▶ Data excerpt:
┌────────
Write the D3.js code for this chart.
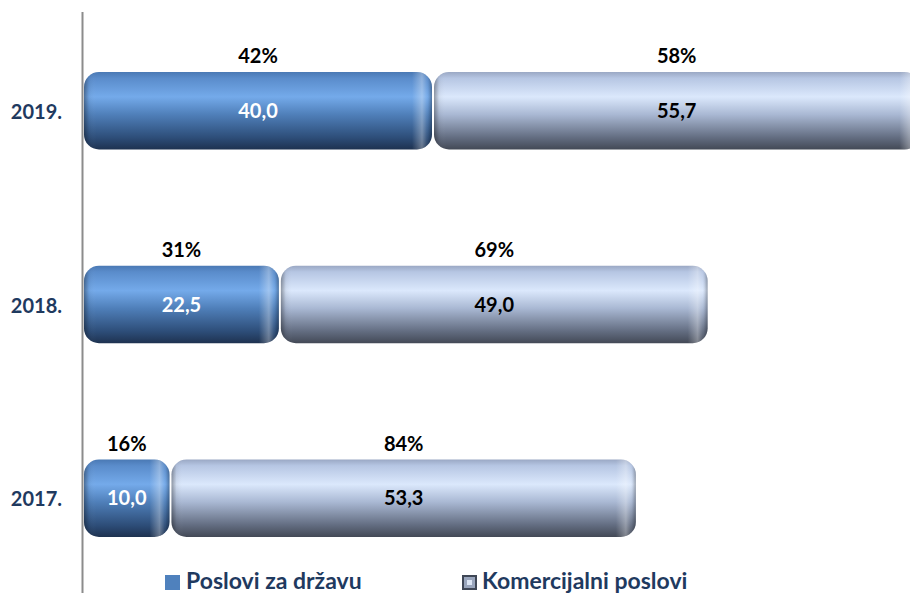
<!DOCTYPE html>
<html>
<head>
<meta charset="utf-8">
<script src="https://cdn.jsdelivr.net/npm/d3@7"></script>
<style>
  body { margin: 0; background: #fff; }
  svg { display: block; font-family: Lato, "Open Sans", sans-serif; font-weight: bold; }
</style>
</head>
<body>
<svg width="910" height="593"></svg>
<script>
// data
var years = ['2019.', '2018.', '2017.'];
var drzava = [40.0, 22.5, 10.0];
var komercijalni = [55.7, 49.0, 53.3];
var pctDrzava = ['42%', '31%', '16%'];
var pctKomerc = ['58%', '69%', '84%'];
var seriesNames = ['Poslovi za državu', 'Komercijalni poslovi'];

var svg = d3.select('svg');
var defs = svg.append('defs');

function vgrad(id, stops) {
  var g = defs.append('linearGradient').attr('id', id)
    .attr('x1', 0).attr('y1', 0).attr('x2', 0).attr('y2', 1);
  stops.forEach(function(s) {
    g.append('stop').attr('offset', s[0]).attr('stop-color', s[1]);
  });
}
vgrad('gBlue', [[0, '#4a79b4'], [0.08, '#5a8ccb'], [0.32, '#74aaea'], [0.55, '#4f7fb9'], [0.85, '#2d4d78'], [1, '#1e3250']]);
vgrad('gGrey', [[0, '#9aa8c4'], [0.08, '#b6c6e3'], [0.32, '#dbe8fc'], [0.55, '#a9b8d3'], [0.85, '#626c80'], [1, '#434956']]);

var x = d3.scaleLinear().domain([0, 100]).range([83, 958]);
var y = d3.scaleBand().domain(years).range([72, 537]).paddingInner(0.6);

var rows = years.map(function(yr, i) {
  return [
    {year: yr, x0: 0, x1: drzava[i], val: drzava[i], pct: pctDrzava[i], s: 0},
    {year: yr, x0: drzava[i], x1: drzava[i] + komercijalni[i], val: komercijalni[i], pct: pctKomerc[i], s: 1}
  ];
});
var segs = [].concat.apply([], rows);

// per segment end shading (rounded, embossed ends)
segs.forEach(function(d, i) {
  var a = x(d.x0) + 1, b = x(d.x1) - 1;
  var g = defs.append('linearGradient').attr('id', 'gEdge' + i)
    .attr('gradientUnits', 'userSpaceOnUse')
    .attr('x1', a).attr('y1', 0).attr('x2', b).attr('y2', 0);
  var w = b - a;
  [[0, 'rgba(0,0,0,0.35)'], [5, 'rgba(0,0,0,0.05)'], [12, 'rgba(255,255,255,0)'],
   [w - 20, 'rgba(255,255,255,0)'], [w - 10, 'rgba(255,255,255,0.32)'], [w - 5, 'rgba(255,255,255,0.05)'],
   [w - 3, 'rgba(0,0,0,0.08)'], [w, 'rgba(0,0,0,0.3)']]
    .forEach(function(s) {
      g.append('stop').attr('offset', Math.max(0, Math.min(1, s[0] / w))).attr('stop-color', s[1]);
    });
});

// axis line
svg.append('line')
  .attr('x1', 82.5).attr('x2', 82.5).attr('y1', 12).attr('y2', 593)
  .attr('stroke', '#8c8c8c').attr('stroke-width', 2);

var bars = svg.selectAll('g.seg')
  .data(segs)
  .enter()
  .append('g')
  .attr('class', 'seg');

bars.append('rect')
  .attr('x', function(d) { return x(d.x0) + 1; })
  .attr('y', function(d) { return y(d.year); })
  .attr('width', function(d) { return x(d.x1) - x(d.x0) - 2; })
  .attr('height', y.bandwidth())
  .attr('rx', 15).attr('ry', 15)
  .attr('fill', function(d) { return d.s == 0 ? 'url(#gBlue)' : 'url(#gGrey)'; });

bars.append('rect')
  .attr('x', function(d) { return x(d.x0) + 1; })
  .attr('y', function(d) { return y(d.year); })
  .attr('width', function(d) { return x(d.x1) - x(d.x0) - 2; })
  .attr('height', y.bandwidth())
  .attr('rx', 15).attr('ry', 15)
  .attr('fill', function(d, i) { return 'url(#gEdge' + i + ')'; });

bars.append('text')
  .attr('x', function(d) { return (x(d.x0) + x(d.x1)) / 2; })
  .attr('y', function(d) { return y(d.year) + y.bandwidth() / 2 + 7; })
  .attr('text-anchor', 'middle')
  .attr('font-size', 20)
  .attr('fill', function(d) { return d.s == 0 ? '#fff' : '#000'; })
  .text(function(d) { return d.val.toFixed(1).replace('.', ','); });

bars.append('text')
  .attr('x', function(d) { return (x(d.x0) + x(d.x1)) / 2; })
  .attr('y', function(d) { return y(d.year) - 9; })
  .attr('text-anchor', 'middle')
  .attr('font-size', 20)
  .attr('fill', '#000')
  .text(function(d) { return d.pct; });

// year labels
svg.selectAll('text.year')
  .data(years)
  .enter()
  .append('text')
  .attr('class', 'year')
  .attr('x', 62)
  .attr('y', function(d) { return y(d) + y.bandwidth() / 2 + 8; })
  .attr('text-anchor', 'end')
  .attr('font-size', 20)
  .attr('fill', '#1f3a5f')
  .text(function(d) { return d; });

// legend
var leg = svg.append('g').attr('font-size', 23).attr('fill', '#1f3a5f');
leg.append('rect').attr('x', 165).attr('y', 575).attr('width', 15).attr('height', 15).attr('fill', '#4f81bd');
leg.append('text').attr('x', 186).attr('y', 589).text(seriesNames[0]);
leg.append('rect').attr('x', 463).attr('y', 576).attr('width', 13).attr('height', 13)
  .attr('fill', '#9aa6bd').attr('stroke', '#3f4756').attr('stroke-width', 2);
leg.append('rect').attr('x', 467).attr('y', 580).attr('width', 5).attr('height', 5).attr('fill', '#dde6f5');
leg.append('text').attr('x', 482).attr('y', 589).text(seriesNames[1]);
</script>
</body>
</html>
└────────
▶ Work to be completed: Without the pictures, repeat the listing above exactly.

▶ Task output:
Write the D3.js code for this chart.
<!DOCTYPE html>
<html>
<head>
<meta charset="utf-8">
<script src="https://cdn.jsdelivr.net/npm/d3@7"></script>
<style>
  body { margin: 0; background: #fff; }
  svg { display: block; font-family: Lato, "Open Sans", sans-serif; font-weight: bold; }
</style>
</head>
<body>
<svg width="910" height="593"></svg>
<script>
// data
var years = ['2019.', '2018.', '2017.'];
var drzava = [40.0, 22.5, 10.0];
var komercijalni = [55.7, 49.0, 53.3];
var pctDrzava = ['42%', '31%', '16%'];
var pctKomerc = ['58%', '69%', '84%'];
var seriesNames = ['Poslovi za državu', 'Komercijalni poslovi'];

var svg = d3.select('svg');
var defs = svg.append('defs');

function vgrad(id, stops) {
  var g = defs.append('linearGradient').attr('id', id)
    .attr('x1', 0).attr('y1', 0).attr('x2', 0).attr('y2', 1);
  stops.forEach(function(s) {
    g.append('stop').attr('offset', s[0]).attr('stop-color', s[1]);
  });
}
vgrad('gBlue', [[0, '#4a79b4'], [0.08, '#5a8ccb'], [0.32, '#74aaea'], [0.55, '#4f7fb9'], [0.85, '#2d4d78'], [1, '#1e3250']]);
vgrad('gGrey', [[0, '#9aa8c4'], [0.08, '#b6c6e3'], [0.32, '#dbe8fc'], [0.55, '#a9b8d3'], [0.85, '#626c80'], [1, '#434956']]);

var x = d3.scaleLinear().domain([0, 100]).range([83, 958]);
var y = d3.scaleBand().domain(years).range([72, 537]).paddingInner(0.6);

var rows = years.map(function(yr, i) {
  return [
    {year: yr, x0: 0, x1: drzava[i], val: drzava[i], pct: pctDrzava[i], s: 0},
    {year: yr, x0: drzava[i], x1: drzava[i] + komercijalni[i], val: komercijalni[i], pct: pctKomerc[i], s: 1}
  ];
});
var segs = [].concat.apply([], rows);

// per segment end shading (rounded, embossed ends)
segs.forEach(function(d, i) {
  var a = x(d.x0) + 1, b = x(d.x1) - 1;
  var g = defs.append('linearGradient').attr('id', 'gEdge' + i)
    .attr('gradientUnits', 'userSpaceOnUse')
    .attr('x1', a).attr('y1', 0).attr('x2', b).attr('y2', 0);
  var w = b - a;
  [[0, 'rgba(0,0,0,0.35)'], [5, 'rgba(0,0,0,0.05)'], [12, 'rgba(255,255,255,0)'],
   [w - 20, 'rgba(255,255,255,0)'], [w - 10, 'rgba(255,255,255,0.32)'], [w - 5, 'rgba(255,255,255,0.05)'],
   [w - 3, 'rgba(0,0,0,0.08)'], [w, 'rgba(0,0,0,0.3)']]
    .forEach(function(s) {
      g.append('stop').attr('offset', Math.max(0, Math.min(1, s[0] / w))).attr('stop-color', s[1]);
    });
});

// axis line
svg.append('line')
  .attr('x1', 82.5).attr('x2', 82.5).attr('y1', 12).attr('y2', 593)
  .attr('stroke', '#8c8c8c').attr('stroke-width', 2);

var bars = svg.selectAll('g.seg')
  .data(segs)
  .enter()
  .append('g')
  .attr('class', 'seg');

bars.append('rect')
  .attr('x', function(d) { return x(d.x0) + 1; })
  .attr('y', function(d) { return y(d.year); })
  .attr('width', function(d) { return x(d.x1) - x(d.x0) - 2; })
  .attr('height', y.bandwidth())
  .attr('rx', 15).attr('ry', 15)
  .attr('fill', function(d) { return d.s == 0 ? 'url(#gBlue)' : 'url(#gGrey)'; });

bars.append('rect')
  .attr('x', function(d) { return x(d.x0) + 1; })
  .attr('y', function(d) { return y(d.year); })
  .attr('width', function(d) { return x(d.x1) - x(d.x0) - 2; })
  .attr('height', y.bandwidth())
  .attr('rx', 15).attr('ry', 15)
  .attr('fill', function(d, i) { return 'url(#gEdge' + i + ')'; });

bars.append('text')
  .attr('x', function(d) { return (x(d.x0) + x(d.x1)) / 2; })
  .attr('y', function(d) { return y(d.year) + y.bandwidth() / 2 + 7; })
  .attr('text-anchor', 'middle')
  .attr('font-size', 20)
  .attr('fill', function(d) { return d.s == 0 ? '#fff' : '#000'; })
  .text(function(d) { return d.val.toFixed(1).replace('.', ','); });

bars.append('text')
  .attr('x', function(d) { return (x(d.x0) + x(d.x1)) / 2; })
  .attr('y', function(d) { return y(d.year) - 9; })
  .attr('text-anchor', 'middle')
  .attr('font-size', 20)
  .attr('fill', '#000')
  .text(function(d) { return d.pct; });

// year labels
svg.selectAll('text.year')
  .data(years)
  .enter()
  .append('text')
  .attr('class', 'year')
  .attr('x', 62)
  .attr('y', function(d) { return y(d) + y.bandwidth() / 2 + 8; })
  .attr('text-anchor', 'end')
  .attr('font-size', 20)
  .attr('fill', '#1f3a5f')
  .text(function(d) { return d; });

// legend
var leg = svg.append('g').attr('font-size', 23).attr('fill', '#1f3a5f');
leg.append('rect').attr('x', 165).attr('y', 575).attr('width', 15).attr('height', 15).attr('fill', '#4f81bd');
leg.append('text').attr('x', 186).attr('y', 589).text(seriesNames[0]);
leg.append('rect').attr('x', 463).attr('y', 576).attr('width', 13).attr('height', 13)
  .attr('fill', '#9aa6bd').attr('stroke', '#3f4756').attr('stroke-width', 2);
leg.append('rect').attr('x', 467).attr('y', 580).attr('width', 5).attr('height', 5).attr('fill', '#dde6f5');
leg.append('text').attr('x', 482).attr('y', 589).text(seriesNames[1]);
</script>
</body>
</html>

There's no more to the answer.